Short exercise = Extract the opening line of the entries and every line after it, stopping at and including the line that contains "arc[start angle=198.87, end". Do not include pictures.
--- BEGIN Excerpted data ---
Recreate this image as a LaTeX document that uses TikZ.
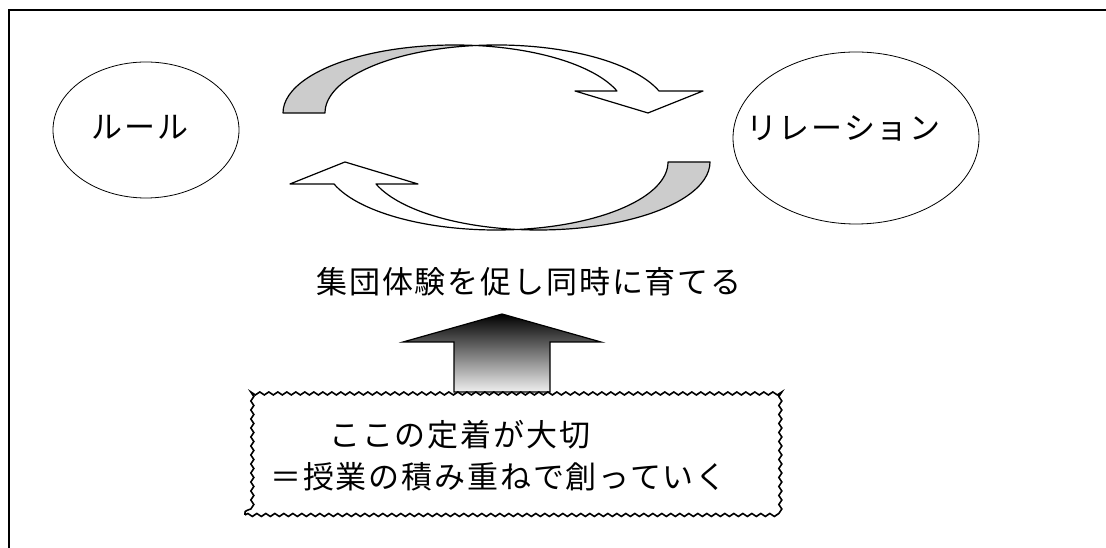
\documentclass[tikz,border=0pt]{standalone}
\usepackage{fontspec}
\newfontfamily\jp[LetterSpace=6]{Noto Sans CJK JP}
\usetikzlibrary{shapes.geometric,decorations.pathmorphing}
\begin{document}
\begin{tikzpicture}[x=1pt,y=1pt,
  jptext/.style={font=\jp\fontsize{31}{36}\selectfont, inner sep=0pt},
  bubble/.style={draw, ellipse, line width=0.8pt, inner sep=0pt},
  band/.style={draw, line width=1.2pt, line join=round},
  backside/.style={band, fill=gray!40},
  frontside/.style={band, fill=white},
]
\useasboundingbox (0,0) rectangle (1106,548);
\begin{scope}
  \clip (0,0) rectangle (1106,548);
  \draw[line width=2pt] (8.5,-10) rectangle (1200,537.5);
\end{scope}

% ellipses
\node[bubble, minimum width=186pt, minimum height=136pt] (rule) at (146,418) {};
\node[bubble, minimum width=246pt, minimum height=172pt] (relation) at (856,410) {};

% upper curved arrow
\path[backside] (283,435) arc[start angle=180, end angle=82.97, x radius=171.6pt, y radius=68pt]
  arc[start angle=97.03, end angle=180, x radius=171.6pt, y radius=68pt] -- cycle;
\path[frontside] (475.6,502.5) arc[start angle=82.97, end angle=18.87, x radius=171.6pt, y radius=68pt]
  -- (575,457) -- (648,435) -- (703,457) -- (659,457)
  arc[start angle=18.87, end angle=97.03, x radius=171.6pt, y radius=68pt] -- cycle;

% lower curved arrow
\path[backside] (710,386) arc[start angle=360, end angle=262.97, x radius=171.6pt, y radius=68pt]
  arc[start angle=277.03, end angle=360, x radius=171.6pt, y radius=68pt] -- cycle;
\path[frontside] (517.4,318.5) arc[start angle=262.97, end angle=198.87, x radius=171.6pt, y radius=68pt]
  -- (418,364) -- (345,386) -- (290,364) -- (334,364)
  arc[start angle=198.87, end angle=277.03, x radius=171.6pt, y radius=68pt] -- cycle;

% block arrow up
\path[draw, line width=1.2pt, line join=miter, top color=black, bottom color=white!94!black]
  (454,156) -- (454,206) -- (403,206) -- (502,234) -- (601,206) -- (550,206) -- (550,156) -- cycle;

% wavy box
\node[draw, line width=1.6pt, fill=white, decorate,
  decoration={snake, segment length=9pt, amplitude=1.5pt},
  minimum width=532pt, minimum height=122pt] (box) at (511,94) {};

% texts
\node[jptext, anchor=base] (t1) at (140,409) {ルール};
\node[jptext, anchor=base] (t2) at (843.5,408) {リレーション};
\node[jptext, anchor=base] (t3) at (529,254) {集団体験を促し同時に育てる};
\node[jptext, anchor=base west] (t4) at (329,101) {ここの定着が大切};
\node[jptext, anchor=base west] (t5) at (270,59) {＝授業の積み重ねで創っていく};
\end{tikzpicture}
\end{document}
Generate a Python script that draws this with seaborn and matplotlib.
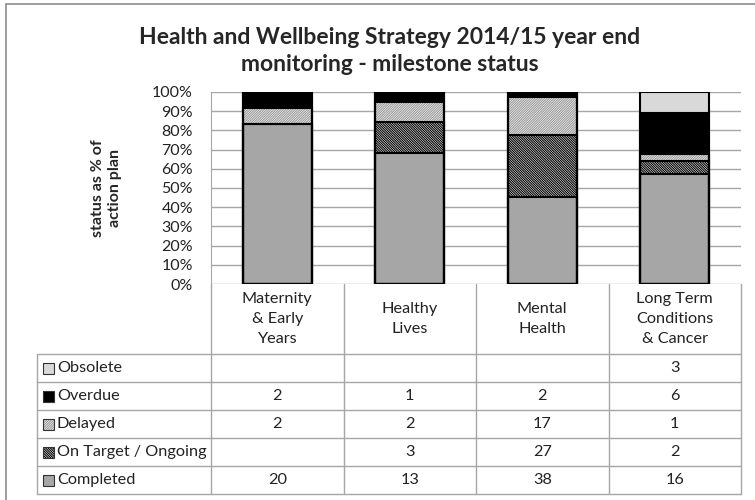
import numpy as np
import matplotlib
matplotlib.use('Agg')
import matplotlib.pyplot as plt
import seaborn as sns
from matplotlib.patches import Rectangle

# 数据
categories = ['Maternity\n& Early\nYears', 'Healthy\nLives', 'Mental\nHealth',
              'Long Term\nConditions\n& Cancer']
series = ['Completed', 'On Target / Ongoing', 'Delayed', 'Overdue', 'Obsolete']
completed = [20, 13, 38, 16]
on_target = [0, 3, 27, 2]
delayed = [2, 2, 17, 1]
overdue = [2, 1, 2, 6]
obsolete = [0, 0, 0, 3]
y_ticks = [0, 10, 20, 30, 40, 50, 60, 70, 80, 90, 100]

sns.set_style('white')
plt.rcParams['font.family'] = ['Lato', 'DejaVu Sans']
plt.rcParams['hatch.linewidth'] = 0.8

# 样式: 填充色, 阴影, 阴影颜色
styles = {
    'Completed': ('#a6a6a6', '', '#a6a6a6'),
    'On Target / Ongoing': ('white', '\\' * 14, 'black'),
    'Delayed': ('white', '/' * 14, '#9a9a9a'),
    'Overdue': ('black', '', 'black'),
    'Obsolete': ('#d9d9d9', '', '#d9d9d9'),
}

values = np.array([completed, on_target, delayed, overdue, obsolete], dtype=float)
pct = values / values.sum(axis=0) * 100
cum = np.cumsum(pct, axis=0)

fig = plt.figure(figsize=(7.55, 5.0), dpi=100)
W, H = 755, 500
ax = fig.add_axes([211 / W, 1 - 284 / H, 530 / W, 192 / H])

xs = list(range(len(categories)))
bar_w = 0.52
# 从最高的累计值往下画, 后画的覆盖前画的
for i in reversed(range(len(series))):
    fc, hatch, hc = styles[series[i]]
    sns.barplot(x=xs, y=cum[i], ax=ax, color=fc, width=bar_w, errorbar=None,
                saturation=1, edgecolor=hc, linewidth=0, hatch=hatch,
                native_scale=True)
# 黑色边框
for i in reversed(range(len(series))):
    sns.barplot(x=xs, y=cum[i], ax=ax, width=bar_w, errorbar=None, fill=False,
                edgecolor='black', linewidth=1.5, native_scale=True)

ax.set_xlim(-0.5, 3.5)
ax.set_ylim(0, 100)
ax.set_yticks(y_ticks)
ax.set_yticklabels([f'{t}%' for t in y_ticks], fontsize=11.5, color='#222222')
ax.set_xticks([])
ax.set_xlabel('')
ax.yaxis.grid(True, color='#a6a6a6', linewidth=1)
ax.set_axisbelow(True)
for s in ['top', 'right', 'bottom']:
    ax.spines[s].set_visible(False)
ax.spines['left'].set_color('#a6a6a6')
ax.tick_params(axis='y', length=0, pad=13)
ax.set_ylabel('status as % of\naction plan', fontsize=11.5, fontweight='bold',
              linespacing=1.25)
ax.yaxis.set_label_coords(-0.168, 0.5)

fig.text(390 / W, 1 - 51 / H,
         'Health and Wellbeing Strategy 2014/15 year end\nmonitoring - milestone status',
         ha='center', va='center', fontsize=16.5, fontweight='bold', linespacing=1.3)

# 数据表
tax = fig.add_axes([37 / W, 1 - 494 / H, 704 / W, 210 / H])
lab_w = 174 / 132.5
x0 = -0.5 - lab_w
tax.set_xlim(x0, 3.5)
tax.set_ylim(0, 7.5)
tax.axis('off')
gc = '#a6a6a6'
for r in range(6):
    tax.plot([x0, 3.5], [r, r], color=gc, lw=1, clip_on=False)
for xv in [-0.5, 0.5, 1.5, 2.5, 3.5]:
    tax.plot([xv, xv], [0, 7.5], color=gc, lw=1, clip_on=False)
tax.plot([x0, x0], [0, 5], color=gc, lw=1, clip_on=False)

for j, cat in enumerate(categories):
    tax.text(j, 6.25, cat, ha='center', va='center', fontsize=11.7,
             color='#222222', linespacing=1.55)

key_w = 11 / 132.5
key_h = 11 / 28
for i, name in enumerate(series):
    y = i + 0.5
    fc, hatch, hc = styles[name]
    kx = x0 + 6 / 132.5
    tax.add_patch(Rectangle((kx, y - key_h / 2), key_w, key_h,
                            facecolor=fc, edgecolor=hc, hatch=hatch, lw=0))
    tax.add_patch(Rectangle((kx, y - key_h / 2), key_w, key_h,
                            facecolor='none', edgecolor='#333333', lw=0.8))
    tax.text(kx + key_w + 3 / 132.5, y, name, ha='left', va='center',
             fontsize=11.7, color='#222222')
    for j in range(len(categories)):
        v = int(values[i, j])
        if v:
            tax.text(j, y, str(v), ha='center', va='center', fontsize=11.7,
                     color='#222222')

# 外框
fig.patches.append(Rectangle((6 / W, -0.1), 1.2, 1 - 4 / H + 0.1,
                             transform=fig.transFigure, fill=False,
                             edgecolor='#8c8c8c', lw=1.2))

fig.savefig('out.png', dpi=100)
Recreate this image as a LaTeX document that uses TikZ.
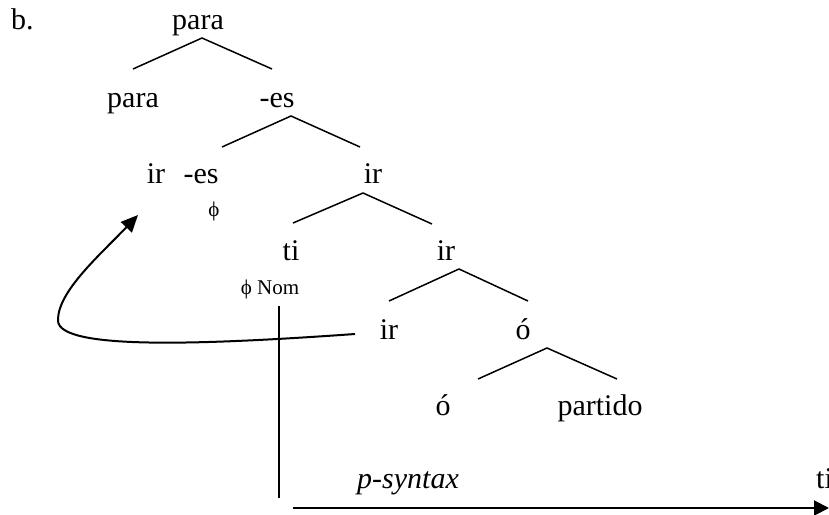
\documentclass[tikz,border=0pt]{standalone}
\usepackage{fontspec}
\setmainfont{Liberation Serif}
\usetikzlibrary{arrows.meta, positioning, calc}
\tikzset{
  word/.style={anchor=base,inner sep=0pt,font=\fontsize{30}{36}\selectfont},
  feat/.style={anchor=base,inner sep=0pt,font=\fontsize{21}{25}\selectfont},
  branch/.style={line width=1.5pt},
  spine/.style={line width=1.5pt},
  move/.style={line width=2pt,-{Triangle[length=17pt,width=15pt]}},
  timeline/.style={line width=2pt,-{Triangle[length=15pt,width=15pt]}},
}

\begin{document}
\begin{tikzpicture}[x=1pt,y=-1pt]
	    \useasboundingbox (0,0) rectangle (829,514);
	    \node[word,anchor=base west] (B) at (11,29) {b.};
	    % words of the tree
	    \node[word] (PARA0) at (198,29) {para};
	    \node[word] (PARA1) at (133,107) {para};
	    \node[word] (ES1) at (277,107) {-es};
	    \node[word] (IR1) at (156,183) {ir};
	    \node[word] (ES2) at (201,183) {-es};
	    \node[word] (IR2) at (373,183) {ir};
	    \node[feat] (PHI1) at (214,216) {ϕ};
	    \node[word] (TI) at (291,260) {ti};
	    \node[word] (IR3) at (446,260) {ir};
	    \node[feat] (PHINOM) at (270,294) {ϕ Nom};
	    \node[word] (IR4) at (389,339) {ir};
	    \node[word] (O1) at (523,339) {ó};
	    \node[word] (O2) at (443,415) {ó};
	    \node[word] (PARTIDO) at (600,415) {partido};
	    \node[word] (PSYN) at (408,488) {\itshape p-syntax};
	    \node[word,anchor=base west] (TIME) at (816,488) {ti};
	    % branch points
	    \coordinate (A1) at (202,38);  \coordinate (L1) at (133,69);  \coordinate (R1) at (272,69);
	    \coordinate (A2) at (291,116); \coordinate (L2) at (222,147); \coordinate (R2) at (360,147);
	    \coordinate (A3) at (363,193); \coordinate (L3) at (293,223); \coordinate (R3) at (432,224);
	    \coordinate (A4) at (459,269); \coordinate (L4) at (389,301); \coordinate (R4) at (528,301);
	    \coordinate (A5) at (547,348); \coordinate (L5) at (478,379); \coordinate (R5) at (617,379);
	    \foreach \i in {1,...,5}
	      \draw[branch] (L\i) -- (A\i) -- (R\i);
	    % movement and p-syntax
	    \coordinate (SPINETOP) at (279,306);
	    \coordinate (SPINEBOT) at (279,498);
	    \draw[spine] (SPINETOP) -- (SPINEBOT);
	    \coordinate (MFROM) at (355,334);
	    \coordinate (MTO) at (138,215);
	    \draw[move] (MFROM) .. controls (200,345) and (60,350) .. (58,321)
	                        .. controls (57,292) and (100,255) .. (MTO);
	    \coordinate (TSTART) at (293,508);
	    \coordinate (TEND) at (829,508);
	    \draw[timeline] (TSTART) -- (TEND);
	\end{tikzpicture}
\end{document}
--- END Excerpted data ---
Result for this exercise =
Recreate this image as a LaTeX document that uses TikZ.
\documentclass[tikz,border=0pt]{standalone}
\usepackage{fontspec}
\newfontfamily\jp[LetterSpace=6]{Noto Sans CJK JP}
\usetikzlibrary{shapes.geometric,decorations.pathmorphing}
\begin{document}
\begin{tikzpicture}[x=1pt,y=1pt,
  jptext/.style={font=\jp\fontsize{31}{36}\selectfont, inner sep=0pt},
  bubble/.style={draw, ellipse, line width=0.8pt, inner sep=0pt},
  band/.style={draw, line width=1.2pt, line join=round},
  backside/.style={band, fill=gray!40},
  frontside/.style={band, fill=white},
]
\useasboundingbox (0,0) rectangle (1106,548);
\begin{scope}
  \clip (0,0) rectangle (1106,548);
  \draw[line width=2pt] (8.5,-10) rectangle (1200,537.5);
\end{scope}

% ellipses
\node[bubble, minimum width=186pt, minimum height=136pt] (rule) at (146,418) {};
\node[bubble, minimum width=246pt, minimum height=172pt] (relation) at (856,410) {};

% upper curved arrow
\path[backside] (283,435) arc[start angle=180, end angle=82.97, x radius=171.6pt, y radius=68pt]
  arc[start angle=97.03, end angle=180, x radius=171.6pt, y radius=68pt] -- cycle;
\path[frontside] (475.6,502.5) arc[start angle=82.97, end angle=18.87, x radius=171.6pt, y radius=68pt]
  -- (575,457) -- (648,435) -- (703,457) -- (659,457)
  arc[start angle=18.87, end angle=97.03, x radius=171.6pt, y radius=68pt] -- cycle;

% lower curved arrow
\path[backside] (710,386) arc[start angle=360, end angle=262.97, x radius=171.6pt, y radius=68pt]
  arc[start angle=277.03, end angle=360, x radius=171.6pt, y radius=68pt] -- cycle;
\path[frontside] (517.4,318.5) arc[start angle=262.97, end angle=198.87, x radius=171.6pt, y radius=68pt]
  -- (418,364) -- (345,386) -- (290,364) -- (334,364)
  arc[start angle=198.87, end angle=277.03, x radius=171.6pt, y radius=68pt] -- cycle;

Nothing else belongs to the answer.